AbbVie’s longstanding alliance with Hungarian drugmaker Gedeon Richter has already given it one blockbuster medicine – Vraylar for schizophrenia and bipolar disorder – and the two partners have just decided to extend their working relationship.
They have just signed a new co-development and license agreement focusing on novel dopamine receptor modulators for the potential treatment of neuropsychiatric diseases, covering several new chemical entities (NCEs) that have already been selected for development.

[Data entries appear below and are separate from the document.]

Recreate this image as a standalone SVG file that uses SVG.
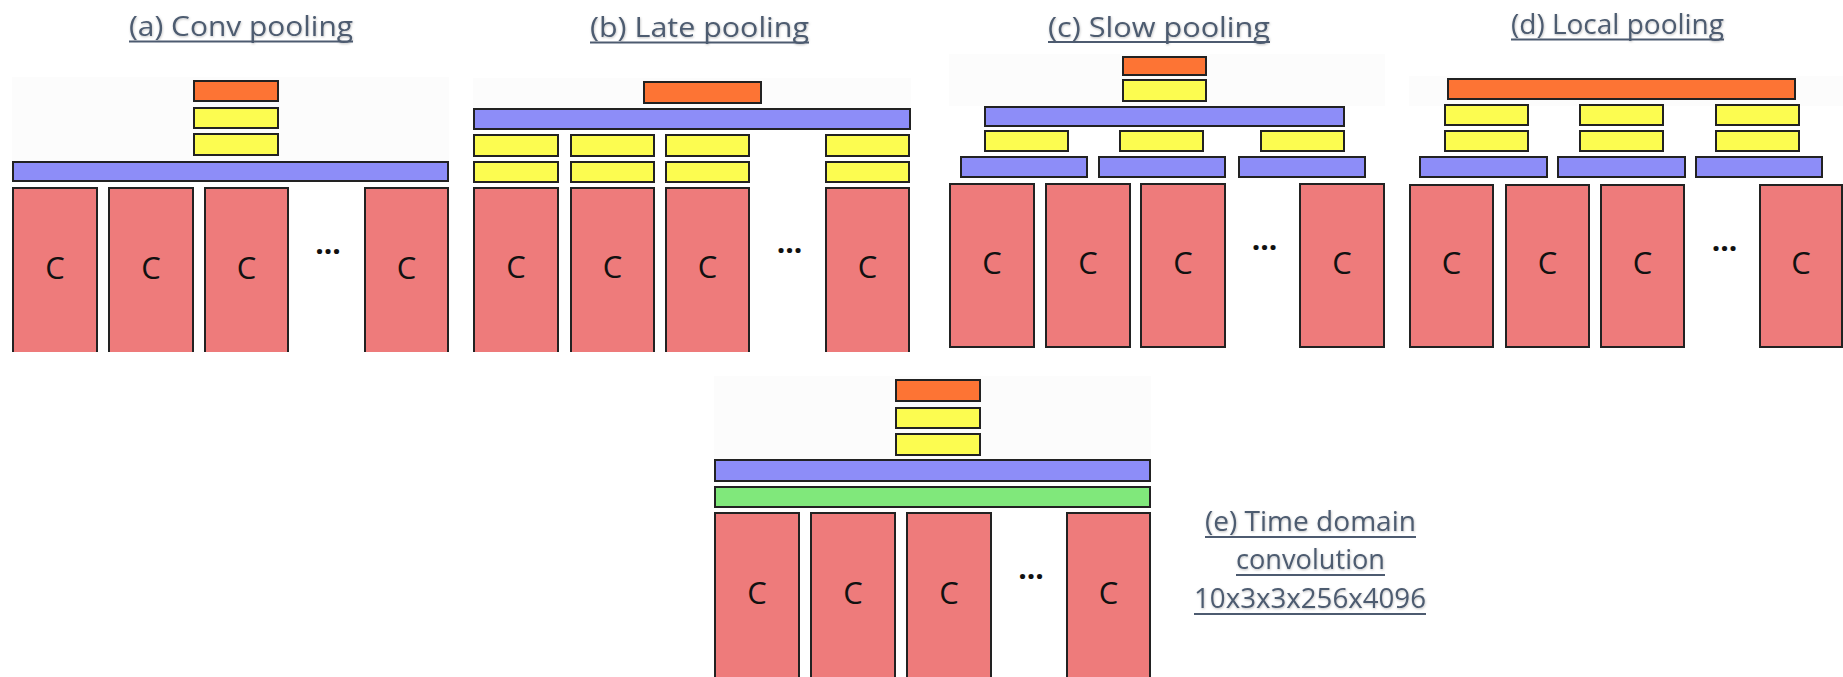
<svg xmlns="http://www.w3.org/2000/svg" width="1843" height="677" viewBox="0 0 1843 677">
<defs>
<style>
.bx{stroke:#222;stroke-width:2}
.o{fill:#fd7434}
.y{fill:#fcfc50}
.b{fill:#8d8df8}
.g{fill:#80e87b}
.c{fill:#ee7b7b}
.bg{fill:#fcfcfc}
.t{font-family:"Open Sans","Liberation Sans",sans-serif;font-size:28px;fill:#4d5b70;text-anchor:middle;filter:url(#sh)}
.ul{stroke:#4d5b70;stroke-width:2}
.lc{font-family:"Open Sans","Liberation Sans",sans-serif;font-size:31px;fill:#111;text-anchor:middle}
.dt{font-family:"Open Sans","Liberation Sans",sans-serif;font-size:30px;font-weight:bold;fill:#111;text-anchor:middle}
</style>
<filter id="sh" x="-10%" y="-30%" width="120%" height="160%">
<feDropShadow dx="0.5" dy="1" stdDeviation="1.2" flood-color="#000" flood-opacity="0.25"/>
</filter>
<clipPath id="clipTop"><rect x="0" y="0" width="1843" height="352"/></clipPath>
</defs>
<rect width="1843" height="677" fill="#fff"/>

<g id="panel-a">
<rect class="bg" x="12" y="77" width="437" height="84"/>
<text class="t" x="241" y="36" textLength="224" lengthAdjust="spacingAndGlyphs">(a) Conv pooling</text>
<line class="ul" x1="129" y1="41.5" x2="353" y2="41.5"/>
<rect class="bx o" x="194" y="81" width="84" height="20"/>
<rect class="bx y" x="194" y="108" width="84" height="20"/>
<rect class="bx y" x="194" y="134" width="84" height="21"/>
<rect class="bx b" x="13" y="162" width="435" height="19"/>
<g clip-path="url(#clipTop)">
<rect class="bx c" x="13" y="188" width="84" height="175"/>
<rect class="bx c" x="109" y="188" width="84" height="175"/>
<rect class="bx c" x="205" y="188" width="83" height="175"/>
<rect class="bx c" x="365" y="188" width="83" height="175"/>
</g>
<text class="lc" x="55" y="279">C</text>
<text class="lc" x="151" y="279">C</text>
<text class="lc" x="246.5" y="279">C</text>
<text class="lc" x="406.5" y="279">C</text>
<text class="dt" x="328" y="254">...</text>
</g>

<g id="panel-b">
<rect class="bg" x="473" y="78" width="438" height="30"/>
<text class="t" x="699.5" y="37" textLength="219" lengthAdjust="spacingAndGlyphs">(b) Late pooling</text>
<line class="ul" x1="590" y1="42.5" x2="809" y2="42.5"/>
<rect class="bx o" x="644" y="82" width="117" height="21"/>
<rect class="bx b" x="474" y="109" width="436" height="20"/>
<rect class="bx y" x="474" y="135" width="84" height="21"/>
<rect class="bx y" x="571" y="135" width="83" height="21"/>
<rect class="bx y" x="666" y="135" width="83" height="21"/>
<rect class="bx y" x="826" y="135" width="83" height="21"/>
<rect class="bx y" x="474" y="162" width="84" height="20"/>
<rect class="bx y" x="571" y="162" width="83" height="20"/>
<rect class="bx y" x="666" y="162" width="83" height="20"/>
<rect class="bx y" x="826" y="162" width="83" height="20"/>
<g clip-path="url(#clipTop)">
<rect class="bx c" x="474" y="188" width="84" height="175"/>
<rect class="bx c" x="571" y="188" width="83" height="175"/>
<rect class="bx c" x="666" y="188" width="83" height="175"/>
<rect class="bx c" x="826" y="188" width="83" height="175"/>
</g>
<text class="lc" x="516" y="278">C</text>
<text class="lc" x="612.5" y="278">C</text>
<text class="lc" x="707.5" y="278">C</text>
<text class="lc" x="867.5" y="278">C</text>
<text class="dt" x="789.5" y="253">...</text>
</g>

<g id="panel-c">
<rect class="bg" x="949" y="54" width="436" height="52"/>
<text class="t" x="1159" y="37" textLength="222" lengthAdjust="spacingAndGlyphs">(c) Slow pooling</text>
<line class="ul" x1="1048" y1="42" x2="1270" y2="42"/>
<rect class="bx o" x="1123" y="57" width="83" height="18"/>
<rect class="bx y" x="1123" y="80" width="83" height="21"/>
<rect class="bx b" x="985" y="107" width="359" height="19"/>
<rect class="bx y" x="985" y="131" width="83" height="20"/>
<rect class="bx y" x="1120" y="131" width="83" height="20"/>
<rect class="bx y" x="1261" y="131" width="83" height="20"/>
<rect class="bx b" x="961" y="157" width="126" height="20"/>
<rect class="bx b" x="1099" y="157" width="126" height="20"/>
<rect class="bx b" x="1239" y="157" width="126" height="20"/>
<rect class="bx c" x="950" y="184" width="84" height="163"/>
<rect class="bx c" x="1046" y="184" width="84" height="163"/>
<rect class="bx c" x="1141" y="184" width="84" height="163"/>
<rect class="bx c" x="1300" y="184" width="84" height="163"/>
<text class="lc" x="992" y="274">C</text>
<text class="lc" x="1088" y="274">C</text>
<text class="lc" x="1183" y="274">C</text>
<text class="lc" x="1342" y="274">C</text>
<text class="dt" x="1264.5" y="250">...</text>
</g>

<g id="panel-d">
<rect class="bg" x="1409" y="76" width="434" height="30"/>
<text class="t" x="1617.5" y="34" textLength="213" lengthAdjust="spacingAndGlyphs">(d) Local pooling</text>
<line class="ul" x1="1511" y1="39.5" x2="1724" y2="39.5"/>
<rect class="bx o" x="1448" y="79" width="347" height="20"/>
<rect class="bx y" x="1445" y="105" width="83" height="20"/>
<rect class="bx y" x="1580" y="105" width="83" height="20"/>
<rect class="bx y" x="1716" y="105" width="83" height="20"/>
<rect class="bx y" x="1445" y="131" width="83" height="20"/>
<rect class="bx y" x="1580" y="131" width="83" height="20"/>
<rect class="bx y" x="1716" y="131" width="83" height="20"/>
<rect class="bx b" x="1420" y="157" width="127" height="20"/>
<rect class="bx b" x="1558" y="157" width="127" height="20"/>
<rect class="bx b" x="1696" y="157" width="126" height="20"/>
<rect class="bx c" x="1410" y="185" width="83" height="162"/>
<rect class="bx c" x="1506" y="185" width="83" height="162"/>
<rect class="bx c" x="1601" y="185" width="83" height="162"/>
<rect class="bx c" x="1760" y="185" width="82" height="162"/>
<text class="lc" x="1451.5" y="274">C</text>
<text class="lc" x="1547.5" y="274">C</text>
<text class="lc" x="1642.5" y="274">C</text>
<text class="lc" x="1801" y="274">C</text>
<text class="dt" x="1724.5" y="251">...</text>
</g>

<g id="panel-e">
<rect class="bg" x="714" y="376" width="437" height="83"/>
<rect class="bx o" x="896" y="380" width="84" height="21"/>
<rect class="bx y" x="896" y="408" width="84" height="20"/>
<rect class="bx y" x="896" y="434" width="84" height="21"/>
<rect class="bx b" x="715" y="460" width="435" height="21"/>
<rect class="bx g" x="715" y="487" width="435" height="20"/>
<rect class="bx c" x="715" y="513" width="84" height="180"/>
<rect class="bx c" x="811" y="513" width="84" height="180"/>
<rect class="bx c" x="907" y="513" width="84" height="180"/>
<rect class="bx c" x="1067" y="513" width="83" height="180"/>
<text class="lc" x="757" y="604">C</text>
<text class="lc" x="853" y="604">C</text>
<text class="lc" x="949" y="604">C</text>
<text class="lc" x="1108.5" y="604">C</text>
<text class="dt" x="1031" y="579">...</text>
<text class="t" x="1310.5" y="531" textLength="211" lengthAdjust="spacingAndGlyphs">(e) Time domain</text>
<line class="ul" x1="1205" y1="537" x2="1416" y2="537"/>
<text class="t" x="1310.5" y="569" textLength="149" lengthAdjust="spacingAndGlyphs">convolution</text>
<line class="ul" x1="1236" y1="575" x2="1385" y2="575"/>
<text class="t" x="1310" y="608" textLength="232" lengthAdjust="spacingAndGlyphs">10x3x3x256x4096</text>
<line class="ul" x1="1194" y1="614" x2="1426" y2="614"/>
</g>

<g id="connectors"></g>
</svg>
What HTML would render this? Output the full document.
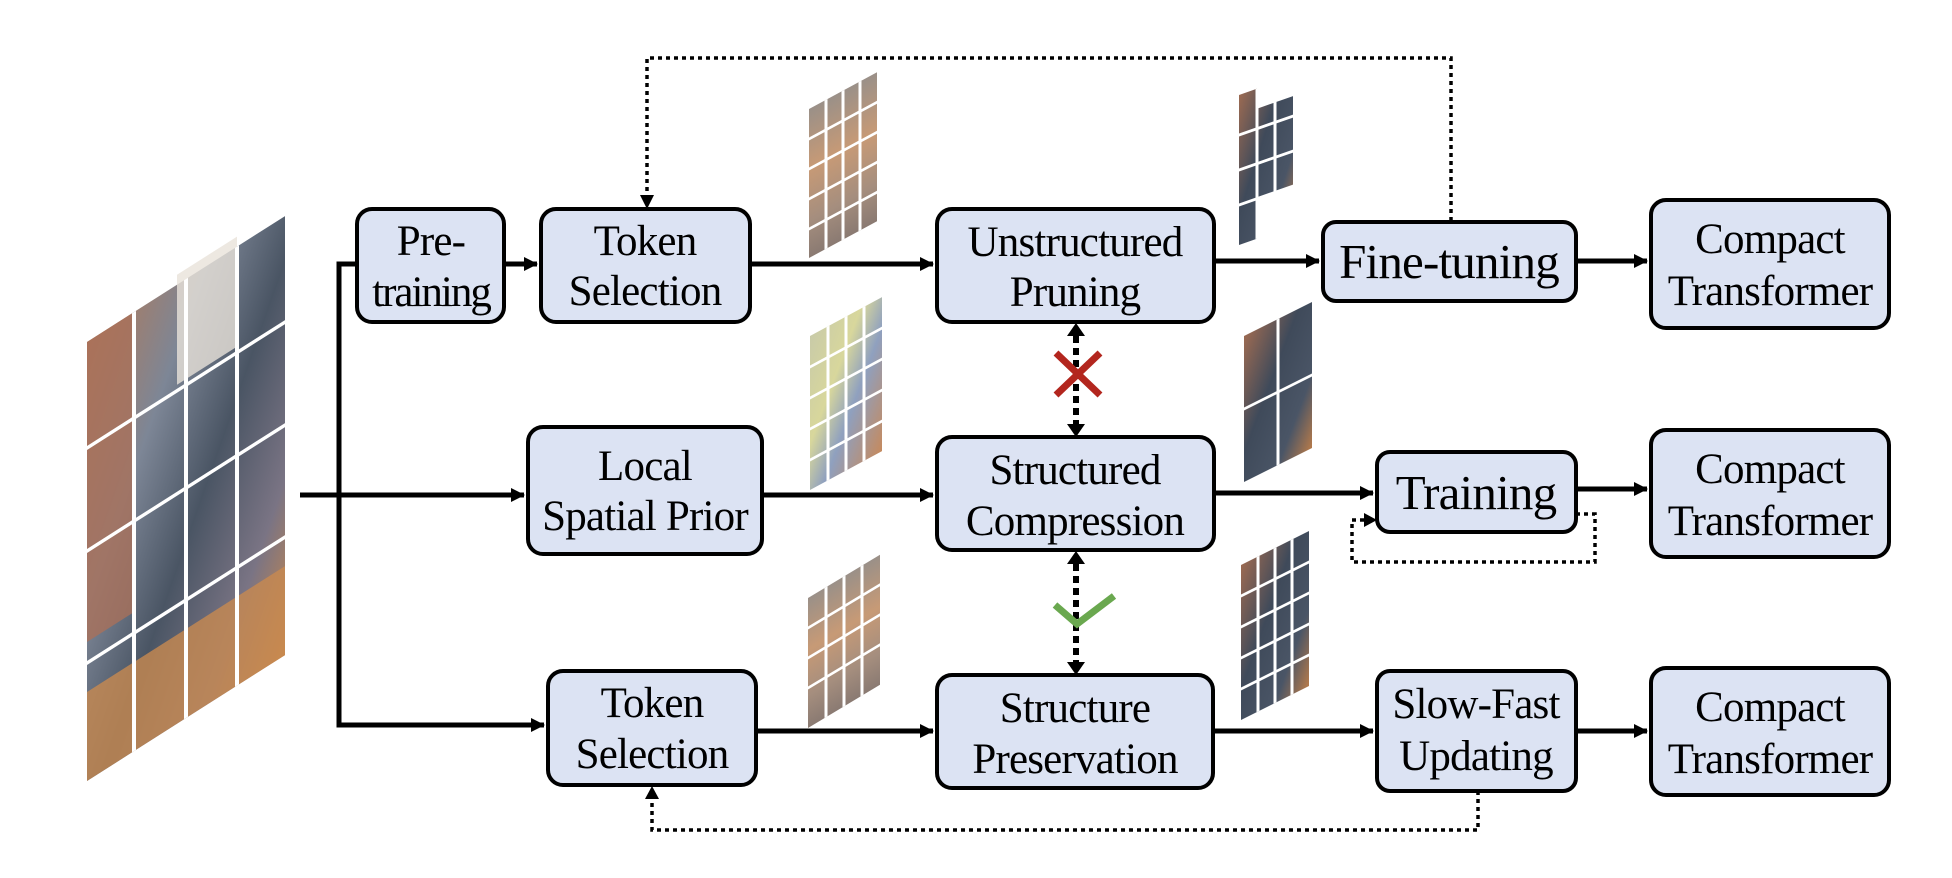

The decision to extend the collaboration comes shortly after Vraylar (cariprazine) was filed for approval in the US as an add-on therapy for major depressive disorder (MDD), part of a plan to build sales of the drug to a peak of $4 billion or more.
Vraylar, sold in some markets as Reagila, was first approved in 2015 for schizophrenia and bipolar disorder, with its label extended in 2017 to include maintenance treatment of schizophrenia and again in 2019 for bipolar depression.
The once-daily, oral dopamine D2/D3 receptor partial agonist has proved to be one of the star assets to emerge from AbbVie’s $63 billion mega-merger with Allergan, which originally partnered with Gedeon Richter around 15 years ago. Sales reached $1.7 billion last year, and are predicted to reach $2.2 billion in 2022.
AbbVie’s chief scientific officer Tom Hudson said the aim of the new alliance with Gedeon Richter will be to “provide additional insights into our understanding of cariprazine’s clinical pharmacology and explore novel chemistry to identify new dopamine receptor modulators.”
During AbbVie’s fourth-quarter results call earlier this month, chief executive Rick Gonzalez said that Vraylar is expected to make $4 billion from its already-approved indications, with MDD offering an “upside to our current projections.”
There isn’t much detail to be had on the new arrangement, although AbbVie said it includes an upfront cash payment to the Hungarian company, along with potential future development, regulatory and commercial milestone payments.
It covers both preclinical and clinical development work, with shared financing by the two companies. AbbVie will have worldwide commercial rights to any products arising from the collaboration, apart from Gedeon Richter’s traditional markets, such as “geographic Europe, Russia, other CIS countries and Vietnam.”
The deal is expected to close in the second quarter of 2022.